The Supreme Court site, that’s been vacant a decade now. There’s been two proposals on it. One got kind of killed by the crash. And then the other one couldn’t get their financing together.
And then there’s been so much development going on I think we all have to start paying attention to the absorption issue. We’ve got 230 new hotel rooms that are getting ready to be developed downtown between the Tennessean and the Farragut. Marble Alley’s bringing over 200 new units of residential in. There are projects in the works to bring even more residential down to the Regas Square block.
Q: Are we reaching saturation on residential do you think?
Whetsel: I don’t think we’re reaching saturation, I just think it’s something we have to pay attention to. There’s more people wanting to live in downtown Knoxville than can find what they’re looking for to live in. No question.
Q: You’ve done redevelopment work over the years — do you plan to be more active in the real estate business once you retire?
Whetsel: I’m not sure what I’m going to do when I retire.
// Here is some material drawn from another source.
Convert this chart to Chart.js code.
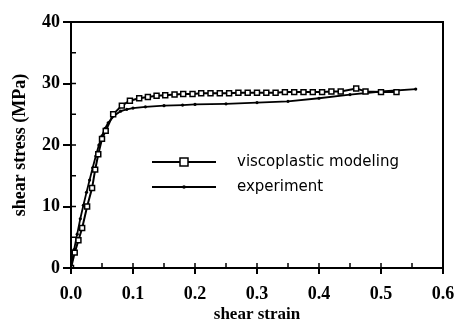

I’m going to ride my bike across the country, that’s my first thing.
Q: What are you going to do?
Whetsel: I’m going to do an Adventure Cycling southern tier tour. We’re going to ride with 15 other people. One local guy. We’re going to ride from San Diego, California, to Saint Augustine, Florida. I get on the plane two weeks from today. 3,000 miles in 9 weeks. We’ll kind of go from San Diego towards Phoenix to Austin to Baton Rouge to St. Augustine.
It’s going to be cool. So when I get back from that I’ll see where my head is. It’s time for me to leave the city, it’s been a great run, and I’m sure I will stay around real estate some way.